Peradaban Eropa modern terbentang mulai dari abad -15 hingga abad ke-19 dengan watak pemberontakannya terhadap periode pertengahan. Bertrand Russel, sebagaimana dikutip oleh Rodliyah Khuzai, mengemukakan lima perbedaan antara periode modern dibanding periode pertengahan.
1.  Pertama, berkurangnya otoritas gereja dan meningkatnya otoritas ilmu.
  1. Kedua, kekuasaan gereja yang semula dominan mulai berkurang dan digantikan fungsinya oleh raja.
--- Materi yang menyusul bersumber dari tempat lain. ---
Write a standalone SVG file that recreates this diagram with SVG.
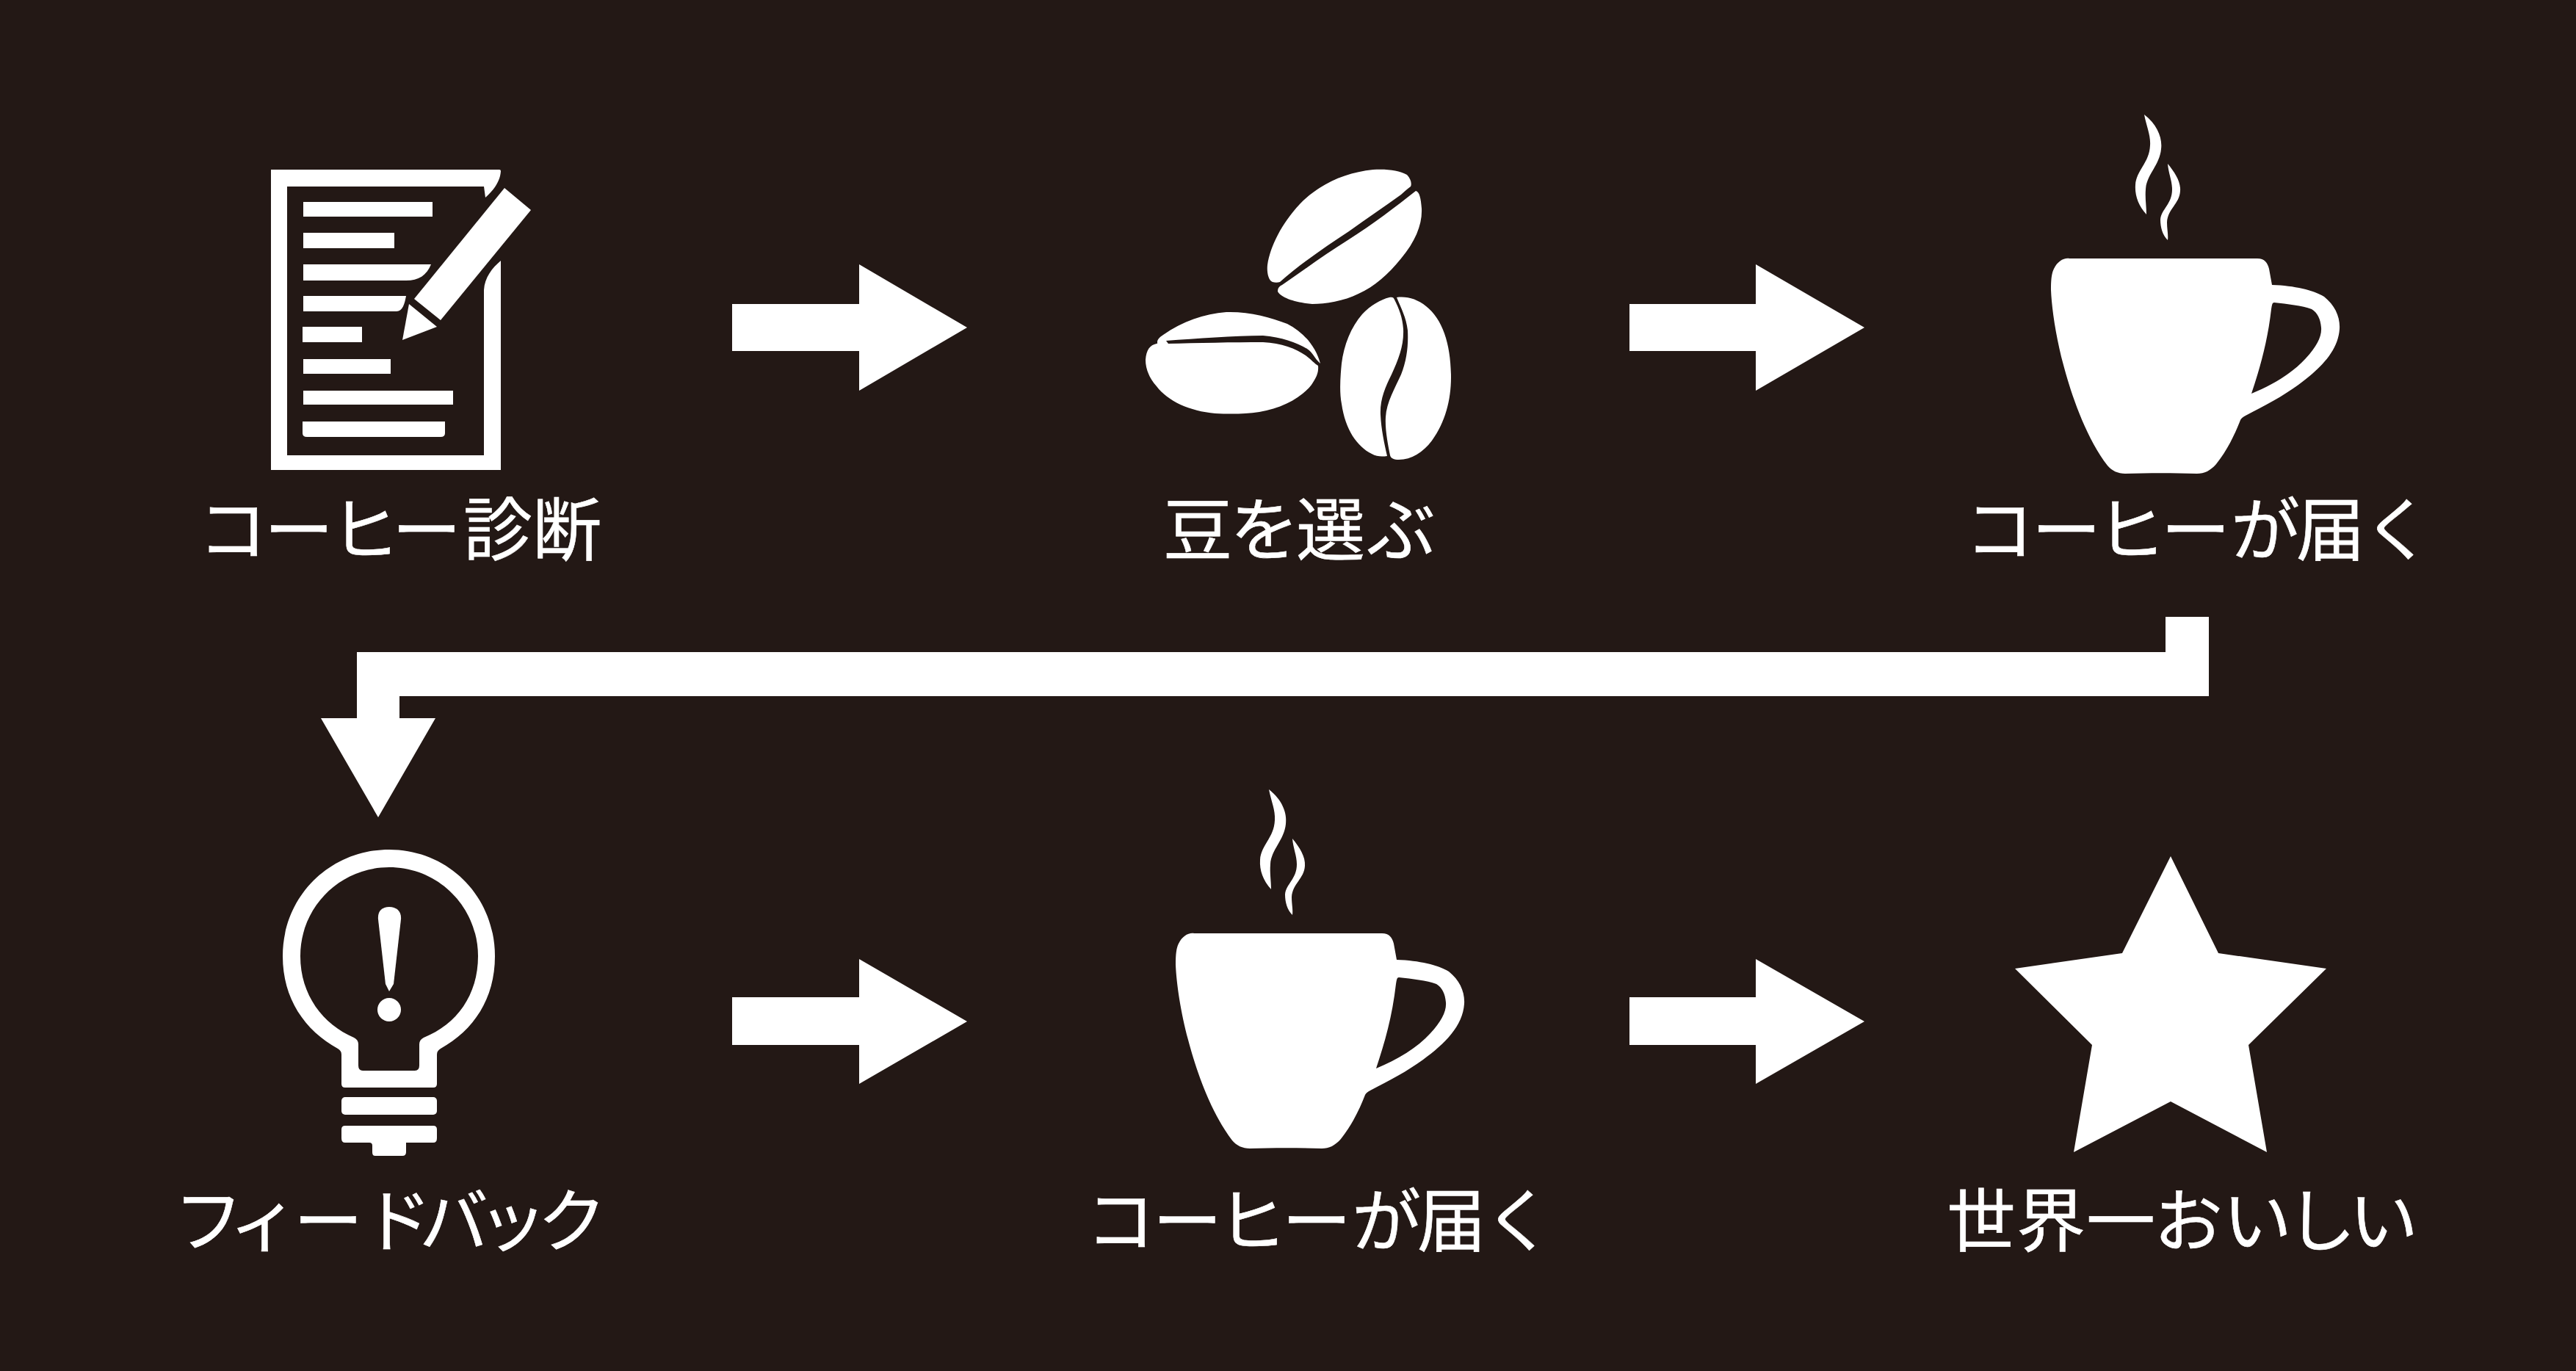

  2. Ketiga, jika abad pertengahan manusia berusaha memahami dunia (theorical science), maka masa modern manusia berusaha mengubah dunia yaitu (practical Science).
  3. Keempat, jika pada masa pertengahan manusia yang berusaha memahami dunia dan tidak sesuai dengan isi kitab suci maka akan dihukum. Tetapi pada masa modern penolakan terhadap kitab suci dianggap sah jika menemukan sebuah teori yang dilandasi oleh ilmu pengetahuan.
  4. Kelima, kebebasan dari otoritas gereja menimbulkan individualisme atau bahkan anarkisme.
Berman mengidentifikasi tiga fase perbedaan secara historis perkembangan modernitas dari abad ke-13 hingga abad ke-18.
1. Pertama, pengalaman kehidupan modern.
2. Kedua, revolusi Prancis dan munculnya pergolakan sosial, politik, serta kehidupan individu yang berkenaan dengan gelombang revolusi besar pada 1790.
3. Ketiga, kemudian terjadi peleburan proses modernisasi dan perkembangan budaya dunia modern yang lebih mempercepat perubahan di bidang sosial dan kehidupan politik yang berdampak munculnya bentuk pengalaman baru.
Berman menyoroti modernitas dari sisi gejolak sosial politik yang terjadi. Dia melihat struktur masyarakat Eropa modern di bangun dari beberapa momen perubahan sosial politik yang melanda Eropa dari rentang waktu abad 13 Masehi hingga abad 18 Masehi. Gejolak sosial politik diyakini sebagai bagian dari dampak dinamis prinsip-prinsip perkembangan ilmu pengetahuan.
Modernisasi juga berhubungan dengan industrialisasi. Ia petunjuk jalan untuk memperlihatkan kunci bagi modernitasi dalam mengubah kesadaran masyarakat. Dalam artian luas, modernisasi dapat dipahami sebagai sebuah keberanian dan pengakuan kesadaran sebagai kekuatan dalam dirinya. Dengan demikian, era modern ditandai dengan usaha manusia untuk mengoptimalkan potensi diri dalam mengindera, berpikir, dan melakukan berbagai eksprimen mengelola alam.
Ciri pengetahuan modern tidak terlepas dari dua aliran besar pemikiran yang dikenal dengan rasionalisme dan empirisme.  Kedua aliran ini, menjadi kerakteristik epistemologi Barat yang memancing lahirnya pemikiran-pemikiran lain, semisal kritisme, fenomenologi, positivisme, postpositivisme, strukturalisme, postrukturalisme, posmoderen hingga teori kritis mazhab Frankfurt. Ragam kerakteristik pemikiran-pemikiran tersebut sebagai bagian dari gejala renaisans, dan kaum intelektual Eropa mengalami demam “kontras – paradigmatik”.